Dear Mortgage Company
I thought I would write an open letter to all entities who are holding “non-performing assets.”
I really need your help to solve my dilemma.
Here is the situation.
The property was listed 8/25/2009 at $175,000. It did not sell at that price so it was eventual reduced to $155,000 and the listing expired at that price 2/25/2010. The property was re-listed on 2/25/2010 at $155,000 but did not sell at that price so it was finally reduced to $140,000 and the listing expired at that price on 8/25/2010.
I listed the property on 9/9/2010 at $140,000. We received an offer on 9/27/2010 for $126,000 with the contingency the seller pay $5,000 in closing costs and give a $4,500 flooring allowance.
For some reason, the mortgage company did not like that offer and responded with “After reviewing your presented offer on the above referenced file for short sale, we unfortunately cannot accept the buyers’ offer of $126,000.00. However, if you can present us with a counter offer that will reflect a net of $141,500.00 or greater on the property, I can continue with the short sale process.” This meant a counter offer to the buyer of about $165,000. The buyer rescinded their offer.
We received a new offer on 11/28/2010 for $130,000, “as-is” but with the seller paying $5,100 in closing costs for the buyer. The response from the mortgage company for this offer was based on the estimated net to seller and on 12/3/2010 they said, “After reviewing your presented offer on the above referenced file for short sale, we unfortunately cannot accept the buyers’ offer of $113,718.00. However, if you can present us with a counter offer that will reflect a net of $142,000.00 or greater on the property, I can continue with the short sale process.” This counter offer to the buyer would be in the amount of about $160,000.
A few days later I received an email which contained the information “The HUD amount submitted does not meet the investor guidelines and I have also attached the counter offer info.”
Here is where I desperately need the help of the non-performing asset managers. Would you please, PLEASE, send me those investor guidelines so I can provide them to the buyer and they will magically say, “Oh, I did not understand the guidelines. Having now seen the guidelines I will gladly increase my offer by $30,000 and take the property ‘as-is’!”
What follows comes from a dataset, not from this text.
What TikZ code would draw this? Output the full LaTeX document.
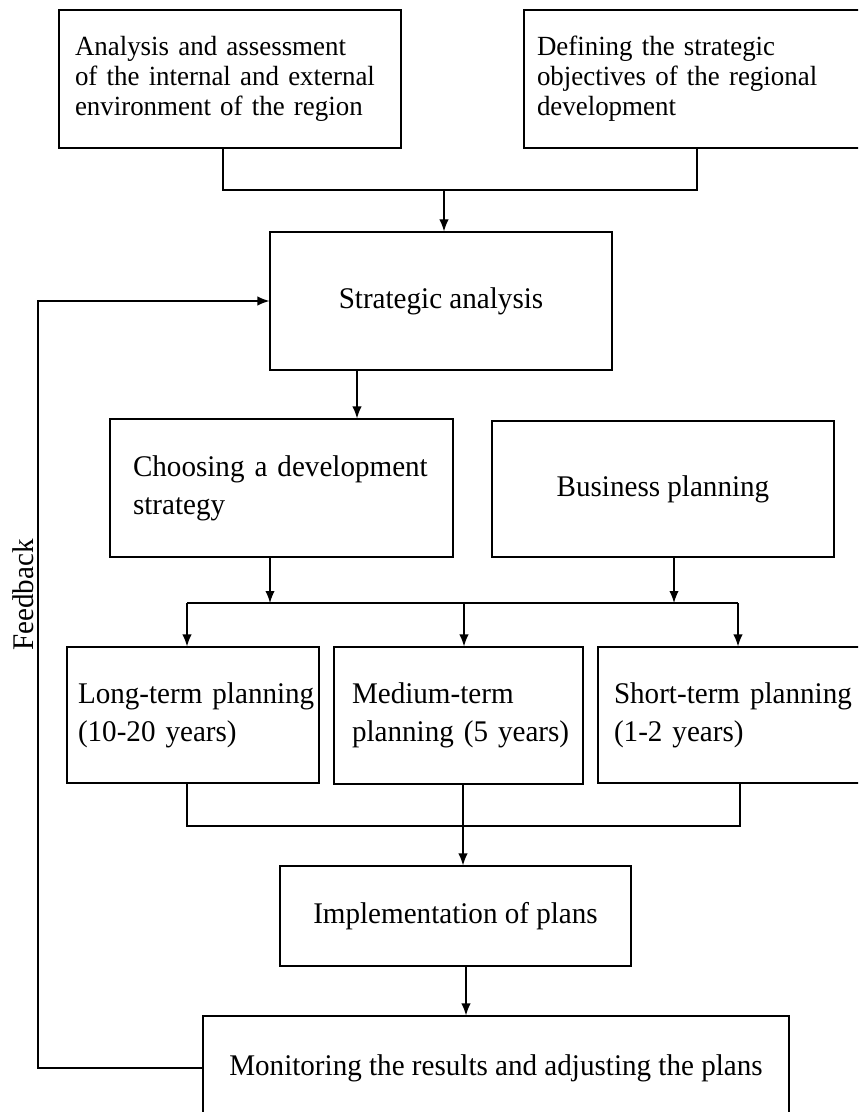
\documentclass[tikz,border=0pt]{standalone}
\usepackage{fontspec}
\setmainfont{Liberation Serif}[FakeStretch=0.97]
\usetikzlibrary{arrows.meta}
\begin{document}
\begin{tikzpicture}[x=0.75pt,y=-0.75pt,line width=0.9pt,
  box/.style={draw, inner sep=0pt, font=\fontsize{22.5}{28.5}\selectfont},
  smallbox/.style={draw, inner sep=0pt, font=\fontsize{20.8}{22.5}\selectfont},
  arr/.style={-{Latex[length=9pt,width=7pt]}}]
\useasboundingbox (0,0) rectangle (858,1112);
\clip (0,0) rectangle (858,1112);

% top boxes
\node[smallbox, minimum width=256.5pt, minimum height=103.5pt, inner xsep=12pt, text width=232.5pt, align=left] (ana) at (230,79)
  {\mbox{Analysis and assessment}\\\mbox{of the internal and external}\\\mbox{environment of the region}};
\node[smallbox, minimum width=259.5pt, minimum height=103.5pt, inner xsep=9.75pt, text width=240pt, align=left] (def) at (697,79)
  {\mbox{Defining the strategic}\\\mbox{objectives of the regional}\\\mbox{development}};

\node[box, minimum width=256.5pt, minimum height=103.5pt] (sa) at (441,301) {Strategic analysis};

\node[box, minimum width=257.25pt, minimum height=103.5pt, inner xsep=17.25pt, text width=222.75pt, align=left] (cho) at (281.5,488)
  {\mbox{Choosing a development}\\\mbox{strategy}};
\node[box, minimum width=256.5pt, minimum height=102pt] (bus) at (663,489) {Business planning};

\node[box, minimum width=189pt, minimum height=102pt, inner xsep=8.25pt, text width=172.5pt, align=left] (lt) at (193,715)
  {\mbox{Long-term planning}\\\mbox{(10-20 years)}};
\node[box, minimum width=186.75pt, minimum height=102.75pt, inner xsep=13.5pt, text width=159.75pt, align=left] (mt) at (458.5,715.5)
  {\mbox{Medium-term}\\\mbox{planning (5 years)}};
\node[box, minimum width=204pt, minimum height=102pt, inner xsep=12pt, text width=180pt, align=left] (st) at (734,715)
  {\mbox{Short-term planning}\\\mbox{(1-2 years)}};

\node[box, minimum width=263.25pt, minimum height=75pt] (imp) at (455.5,916) {Implementation of plans};
\node[box, minimum width=439.5pt, minimum height=78pt] (mon) at (496,1068) {Monitoring the results and adjusting the plans};

\node[rotate=90, font=\fontsize{22.5}{28.5}\selectfont, inner sep=0pt] (fb) at (23,595) {Feedback};

% connectors
\coordinate (a1) at (223,190);
\coordinate (j1) at (444,190);
\draw (ana.south -| a1) -- (a1) -- (a1 -| def.south) -- (def.south);
\draw[arr] (j1) -- (j1 |- sa.north);

\coordinate (s1) at (357,0);
\draw[arr] (sa.south -| s1) -- (cho.north -| s1);

\coordinate (d0) at (187,603);
\coordinate (d1) at (270,603);
\coordinate (dm) at (464,603);
\coordinate (d2) at (674,603);
\coordinate (d3) at (738,603);
\draw[arr] (cho.south -| d1) -- (d1);
\draw[arr] (bus.south -| d2) -- (d2);
\draw (d0) -- (d3);
\draw[arr] (d0) -- (lt.north -| d0);
\draw[arr] (dm) -- (mt.north -| dm);
\draw[arr] (d3) -- (st.north -| d3);

\coordinate (m0) at (187,826);
\coordinate (m1) at (463,826);
\coordinate (m3) at (740,826);
\draw (lt.south -| m0) -- (m0) -- (m3) -- (st.south -| m3);
\draw (mt.south -| m1) -- (m1);
\draw[arr] (m1) -- (imp.north -| m1);

\coordinate (i1) at (466,0);
\draw[arr] (imp.south -| i1) -- (mon.north -| i1);

\coordinate (f1) at (38,0);
\draw[arr] (mon.west) -- (mon.west -| f1) -- (sa.west -| f1) -- (sa.west);
\end{tikzpicture}
\end{document}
These transactions should be a team effort. We Realtors want to sell houses and I am sure you want to get rid of your non-performing assets, so the sooner you share these magical guidelines the sooner we can accomplish our goals. Those considering the purchase of these non-performing properties will also benefit because with those guidelines they will begin to completely understand why they should be willing to pay a premium price for an over encumbered property. I am sure you cannot even imagine how much more successful we will all be, and with considerably less effort, once these guidelines are made public.